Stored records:
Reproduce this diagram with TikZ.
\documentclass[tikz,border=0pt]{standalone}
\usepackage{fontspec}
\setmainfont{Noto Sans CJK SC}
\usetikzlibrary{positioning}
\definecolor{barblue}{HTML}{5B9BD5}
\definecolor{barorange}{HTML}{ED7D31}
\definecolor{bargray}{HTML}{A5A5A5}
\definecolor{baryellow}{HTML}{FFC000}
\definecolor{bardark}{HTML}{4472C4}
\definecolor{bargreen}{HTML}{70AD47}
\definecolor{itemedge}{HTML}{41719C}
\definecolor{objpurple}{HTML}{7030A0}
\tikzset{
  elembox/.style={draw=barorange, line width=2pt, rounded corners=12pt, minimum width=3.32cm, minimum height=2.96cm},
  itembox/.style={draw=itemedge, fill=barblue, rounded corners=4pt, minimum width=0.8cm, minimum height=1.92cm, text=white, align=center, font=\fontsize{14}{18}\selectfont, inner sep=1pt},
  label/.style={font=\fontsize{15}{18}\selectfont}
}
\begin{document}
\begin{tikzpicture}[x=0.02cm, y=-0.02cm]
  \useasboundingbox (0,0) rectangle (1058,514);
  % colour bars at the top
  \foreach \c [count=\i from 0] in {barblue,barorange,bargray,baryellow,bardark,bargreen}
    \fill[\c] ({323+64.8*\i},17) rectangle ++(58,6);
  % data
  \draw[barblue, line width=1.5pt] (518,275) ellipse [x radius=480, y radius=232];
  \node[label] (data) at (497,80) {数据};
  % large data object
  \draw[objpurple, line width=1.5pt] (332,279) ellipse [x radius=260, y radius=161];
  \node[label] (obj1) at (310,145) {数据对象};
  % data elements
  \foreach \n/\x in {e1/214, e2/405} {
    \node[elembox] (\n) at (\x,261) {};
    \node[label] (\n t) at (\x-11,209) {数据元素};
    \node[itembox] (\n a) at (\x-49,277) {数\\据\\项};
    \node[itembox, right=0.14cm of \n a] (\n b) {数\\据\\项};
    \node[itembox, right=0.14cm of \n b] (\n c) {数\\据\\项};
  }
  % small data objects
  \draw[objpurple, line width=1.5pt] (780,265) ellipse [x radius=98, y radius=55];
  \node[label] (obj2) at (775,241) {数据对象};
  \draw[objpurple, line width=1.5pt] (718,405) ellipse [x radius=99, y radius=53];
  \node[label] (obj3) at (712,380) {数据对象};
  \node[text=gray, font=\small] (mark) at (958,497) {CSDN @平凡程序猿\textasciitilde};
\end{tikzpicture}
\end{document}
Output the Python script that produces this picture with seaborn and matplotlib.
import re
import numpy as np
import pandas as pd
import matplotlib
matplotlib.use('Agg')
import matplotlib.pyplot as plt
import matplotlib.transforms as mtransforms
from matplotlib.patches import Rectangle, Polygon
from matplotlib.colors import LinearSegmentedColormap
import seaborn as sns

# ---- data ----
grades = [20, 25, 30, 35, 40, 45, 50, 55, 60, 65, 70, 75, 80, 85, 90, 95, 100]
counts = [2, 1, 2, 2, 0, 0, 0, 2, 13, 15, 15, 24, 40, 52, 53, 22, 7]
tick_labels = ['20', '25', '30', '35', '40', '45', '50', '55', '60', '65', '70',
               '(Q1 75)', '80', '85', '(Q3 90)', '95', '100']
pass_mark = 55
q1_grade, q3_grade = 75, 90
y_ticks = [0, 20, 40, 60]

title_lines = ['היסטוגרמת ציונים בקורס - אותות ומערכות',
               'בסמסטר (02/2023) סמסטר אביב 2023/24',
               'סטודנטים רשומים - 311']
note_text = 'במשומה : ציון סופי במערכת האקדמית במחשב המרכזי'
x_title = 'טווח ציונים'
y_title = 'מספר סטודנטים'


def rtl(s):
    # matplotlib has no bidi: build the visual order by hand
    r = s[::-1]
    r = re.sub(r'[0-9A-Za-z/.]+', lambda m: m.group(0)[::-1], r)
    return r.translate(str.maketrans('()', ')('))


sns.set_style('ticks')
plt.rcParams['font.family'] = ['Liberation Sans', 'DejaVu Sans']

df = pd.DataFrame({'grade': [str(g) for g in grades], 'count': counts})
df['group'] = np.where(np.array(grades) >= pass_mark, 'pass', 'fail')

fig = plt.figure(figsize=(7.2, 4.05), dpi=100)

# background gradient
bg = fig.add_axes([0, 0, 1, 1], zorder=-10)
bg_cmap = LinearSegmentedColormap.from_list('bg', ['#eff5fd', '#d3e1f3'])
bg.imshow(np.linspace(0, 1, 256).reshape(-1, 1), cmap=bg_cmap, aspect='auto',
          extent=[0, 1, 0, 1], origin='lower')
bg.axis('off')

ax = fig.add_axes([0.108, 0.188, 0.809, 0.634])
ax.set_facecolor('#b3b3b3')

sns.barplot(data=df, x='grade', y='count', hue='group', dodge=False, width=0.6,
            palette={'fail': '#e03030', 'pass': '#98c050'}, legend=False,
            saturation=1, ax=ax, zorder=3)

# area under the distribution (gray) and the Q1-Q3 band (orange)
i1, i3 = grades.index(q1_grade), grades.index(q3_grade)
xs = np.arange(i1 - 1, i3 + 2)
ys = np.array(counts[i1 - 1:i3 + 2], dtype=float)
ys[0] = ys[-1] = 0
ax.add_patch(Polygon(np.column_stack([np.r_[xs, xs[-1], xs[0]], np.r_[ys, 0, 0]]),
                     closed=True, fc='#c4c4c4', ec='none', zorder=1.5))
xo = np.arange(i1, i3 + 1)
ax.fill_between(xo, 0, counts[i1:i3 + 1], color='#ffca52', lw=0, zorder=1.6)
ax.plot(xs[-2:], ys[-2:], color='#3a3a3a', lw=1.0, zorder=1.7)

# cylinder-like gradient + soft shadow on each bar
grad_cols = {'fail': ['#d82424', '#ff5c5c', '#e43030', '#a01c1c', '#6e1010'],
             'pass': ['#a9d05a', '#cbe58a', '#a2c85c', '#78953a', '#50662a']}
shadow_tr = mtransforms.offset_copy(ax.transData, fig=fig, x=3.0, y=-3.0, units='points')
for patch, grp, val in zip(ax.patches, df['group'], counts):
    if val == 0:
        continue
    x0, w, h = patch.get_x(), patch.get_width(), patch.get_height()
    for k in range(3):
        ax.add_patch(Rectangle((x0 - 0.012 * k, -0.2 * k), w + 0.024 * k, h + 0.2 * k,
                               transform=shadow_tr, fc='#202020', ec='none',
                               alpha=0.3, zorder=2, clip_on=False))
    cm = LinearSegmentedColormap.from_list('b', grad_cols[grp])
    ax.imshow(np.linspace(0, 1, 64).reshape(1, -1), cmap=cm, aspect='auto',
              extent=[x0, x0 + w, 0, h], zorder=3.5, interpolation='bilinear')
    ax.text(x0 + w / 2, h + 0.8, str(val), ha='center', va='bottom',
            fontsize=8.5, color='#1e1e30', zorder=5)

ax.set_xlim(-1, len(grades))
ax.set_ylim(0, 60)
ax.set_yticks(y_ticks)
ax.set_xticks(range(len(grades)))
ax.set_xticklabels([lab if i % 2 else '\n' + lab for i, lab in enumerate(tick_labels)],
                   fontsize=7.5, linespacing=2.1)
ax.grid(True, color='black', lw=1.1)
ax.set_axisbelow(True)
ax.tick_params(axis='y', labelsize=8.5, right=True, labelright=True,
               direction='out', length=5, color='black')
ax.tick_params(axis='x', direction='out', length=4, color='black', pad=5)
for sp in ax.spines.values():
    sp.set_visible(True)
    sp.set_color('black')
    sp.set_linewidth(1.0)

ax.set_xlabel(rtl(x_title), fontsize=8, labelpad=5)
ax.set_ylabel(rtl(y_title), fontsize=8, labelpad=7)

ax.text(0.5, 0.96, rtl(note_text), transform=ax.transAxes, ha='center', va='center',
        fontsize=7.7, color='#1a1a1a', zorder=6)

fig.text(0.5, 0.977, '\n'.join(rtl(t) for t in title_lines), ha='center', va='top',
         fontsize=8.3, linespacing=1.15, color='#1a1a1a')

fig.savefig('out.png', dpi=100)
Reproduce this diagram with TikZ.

◆ Task requirements ◆
Exactly the lines from the one holding "Output the Python" through the one holding "fig = plt.figure(figsize=(7.2, 4.05), dpi=100)" should be printed, ends included.

◆ The answer ◆
Output the Python script that produces this picture with seaborn and matplotlib.
import re
import numpy as np
import pandas as pd
import matplotlib
matplotlib.use('Agg')
import matplotlib.pyplot as plt
import matplotlib.transforms as mtransforms
from matplotlib.patches import Rectangle, Polygon
from matplotlib.colors import LinearSegmentedColormap
import seaborn as sns

# ---- data ----
grades = [20, 25, 30, 35, 40, 45, 50, 55, 60, 65, 70, 75, 80, 85, 90, 95, 100]
counts = [2, 1, 2, 2, 0, 0, 0, 2, 13, 15, 15, 24, 40, 52, 53, 22, 7]
tick_labels = ['20', '25', '30', '35', '40', '45', '50', '55', '60', '65', '70',
               '(Q1 75)', '80', '85', '(Q3 90)', '95', '100']
pass_mark = 55
q1_grade, q3_grade = 75, 90
y_ticks = [0, 20, 40, 60]

title_lines = ['היסטוגרמת ציונים בקורס - אותות ומערכות',
               'בסמסטר (02/2023) סמסטר אביב 2023/24',
               'סטודנטים רשומים - 311']
note_text = 'במשומה : ציון סופי במערכת האקדמית במחשב המרכזי'
x_title = 'טווח ציונים'
y_title = 'מספר סטודנטים'


def rtl(s):
    # matplotlib has no bidi: build the visual order by hand
    r = s[::-1]
    r = re.sub(r'[0-9A-Za-z/.]+', lambda m: m.group(0)[::-1], r)
    return r.translate(str.maketrans('()', ')('))


sns.set_style('ticks')
plt.rcParams['font.family'] = ['Liberation Sans', 'DejaVu Sans']

df = pd.DataFrame({'grade': [str(g) for g in grades], 'count': counts})
df['group'] = np.where(np.array(grades) >= pass_mark, 'pass', 'fail')

fig = plt.figure(figsize=(7.2, 4.05), dpi=100)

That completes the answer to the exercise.